* [What you are asked to do]: From the top of the entries, reproduce each line exactly, stopping after the line that contains "import plotly.graph_objects as go". Omit pictures.

[Begin Exercise input]

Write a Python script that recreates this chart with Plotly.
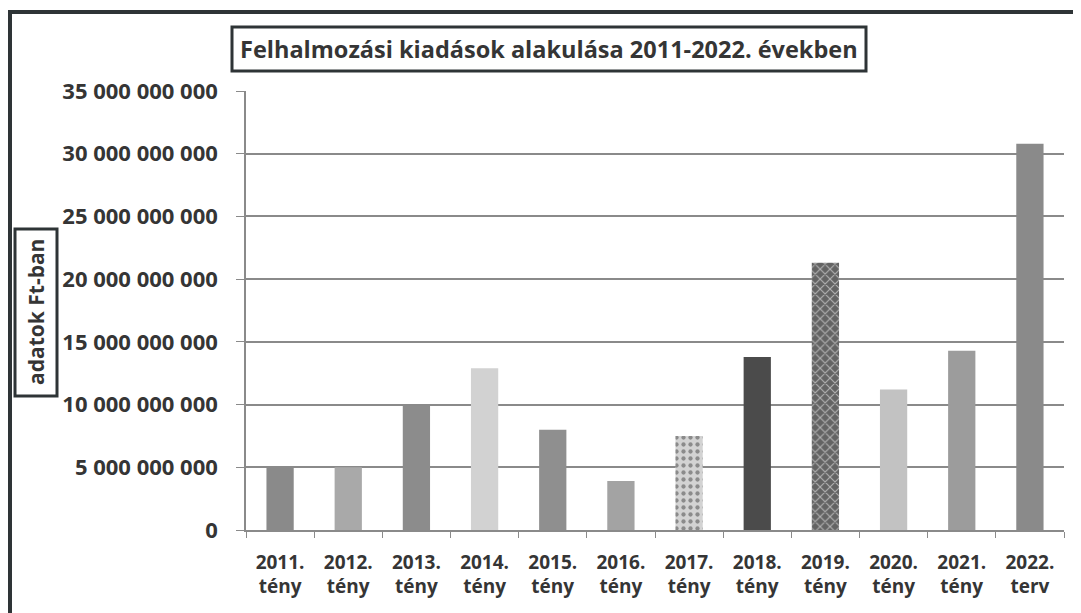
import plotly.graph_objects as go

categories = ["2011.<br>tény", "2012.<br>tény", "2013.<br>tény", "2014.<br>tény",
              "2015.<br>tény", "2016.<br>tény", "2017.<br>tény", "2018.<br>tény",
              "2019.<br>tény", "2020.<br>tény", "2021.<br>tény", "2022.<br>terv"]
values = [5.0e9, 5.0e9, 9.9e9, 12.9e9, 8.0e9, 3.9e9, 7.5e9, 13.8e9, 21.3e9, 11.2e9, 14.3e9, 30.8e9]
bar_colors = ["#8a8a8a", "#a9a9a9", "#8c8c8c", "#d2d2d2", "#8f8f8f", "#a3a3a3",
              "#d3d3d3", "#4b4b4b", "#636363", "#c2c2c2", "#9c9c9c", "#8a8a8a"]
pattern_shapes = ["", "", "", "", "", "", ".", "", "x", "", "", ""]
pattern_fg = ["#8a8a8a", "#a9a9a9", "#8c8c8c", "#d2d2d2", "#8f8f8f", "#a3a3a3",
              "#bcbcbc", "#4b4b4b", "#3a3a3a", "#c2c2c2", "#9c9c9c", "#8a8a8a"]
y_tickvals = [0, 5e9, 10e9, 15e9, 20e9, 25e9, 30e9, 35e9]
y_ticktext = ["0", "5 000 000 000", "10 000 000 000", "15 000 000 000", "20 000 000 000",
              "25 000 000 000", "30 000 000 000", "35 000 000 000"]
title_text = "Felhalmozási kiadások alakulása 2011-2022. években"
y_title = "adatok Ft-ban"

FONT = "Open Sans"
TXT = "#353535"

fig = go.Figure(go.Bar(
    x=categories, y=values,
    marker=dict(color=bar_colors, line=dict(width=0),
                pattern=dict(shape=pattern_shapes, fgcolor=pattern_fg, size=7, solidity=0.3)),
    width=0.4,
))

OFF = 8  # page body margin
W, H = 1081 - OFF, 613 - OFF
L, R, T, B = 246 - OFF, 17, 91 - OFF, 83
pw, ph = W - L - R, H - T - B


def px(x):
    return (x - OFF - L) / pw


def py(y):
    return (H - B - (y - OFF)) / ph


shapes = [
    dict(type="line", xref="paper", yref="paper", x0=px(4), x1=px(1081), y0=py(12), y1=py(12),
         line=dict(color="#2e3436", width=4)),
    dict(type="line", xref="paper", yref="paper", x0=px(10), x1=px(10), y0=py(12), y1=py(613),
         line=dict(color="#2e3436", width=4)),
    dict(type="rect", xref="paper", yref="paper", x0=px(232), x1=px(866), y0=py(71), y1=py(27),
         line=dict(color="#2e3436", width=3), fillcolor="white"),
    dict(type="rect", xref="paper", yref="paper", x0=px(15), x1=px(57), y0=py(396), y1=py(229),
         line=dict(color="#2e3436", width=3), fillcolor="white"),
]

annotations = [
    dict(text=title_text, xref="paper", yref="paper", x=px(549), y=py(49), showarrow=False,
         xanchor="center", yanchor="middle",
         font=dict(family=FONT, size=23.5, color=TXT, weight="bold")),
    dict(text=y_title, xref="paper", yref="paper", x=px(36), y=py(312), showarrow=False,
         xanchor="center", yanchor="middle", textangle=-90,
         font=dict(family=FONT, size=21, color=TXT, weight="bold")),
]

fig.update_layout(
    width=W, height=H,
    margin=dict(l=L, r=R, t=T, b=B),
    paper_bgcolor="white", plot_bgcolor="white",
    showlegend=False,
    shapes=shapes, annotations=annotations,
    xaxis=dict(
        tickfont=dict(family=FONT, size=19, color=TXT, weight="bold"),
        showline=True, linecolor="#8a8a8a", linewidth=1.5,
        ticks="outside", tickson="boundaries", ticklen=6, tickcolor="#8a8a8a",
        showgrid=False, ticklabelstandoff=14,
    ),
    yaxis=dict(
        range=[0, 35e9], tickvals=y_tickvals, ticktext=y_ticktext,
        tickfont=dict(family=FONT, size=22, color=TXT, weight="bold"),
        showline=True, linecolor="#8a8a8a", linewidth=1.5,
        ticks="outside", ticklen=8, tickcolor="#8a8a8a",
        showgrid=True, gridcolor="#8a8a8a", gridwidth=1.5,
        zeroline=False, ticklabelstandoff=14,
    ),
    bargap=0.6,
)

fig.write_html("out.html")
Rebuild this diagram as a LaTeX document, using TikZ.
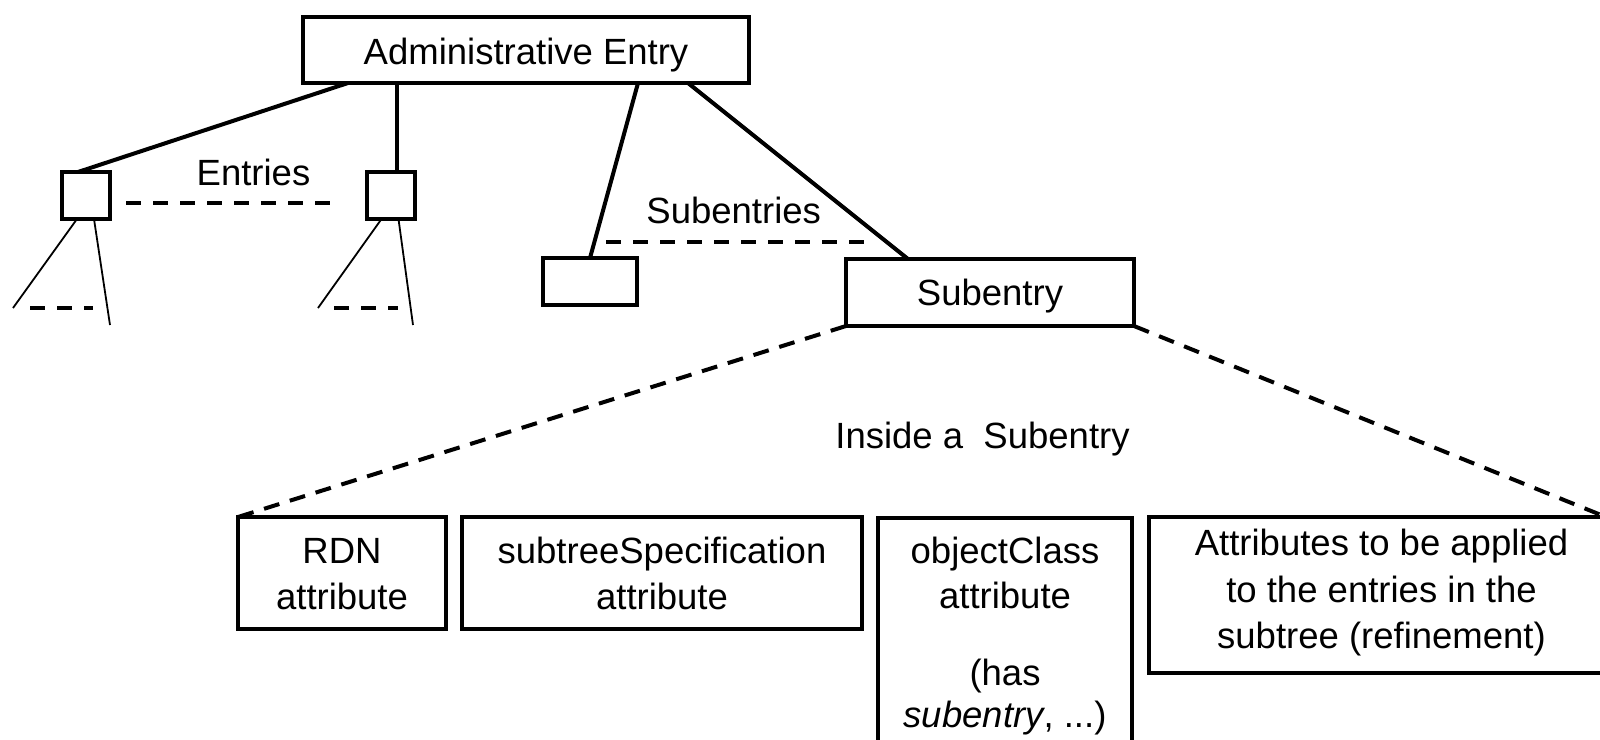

[End Exercise input]

* [Exercise result]:
Write a Python script that recreates this chart with Plotly.
import plotly.graph_objects as go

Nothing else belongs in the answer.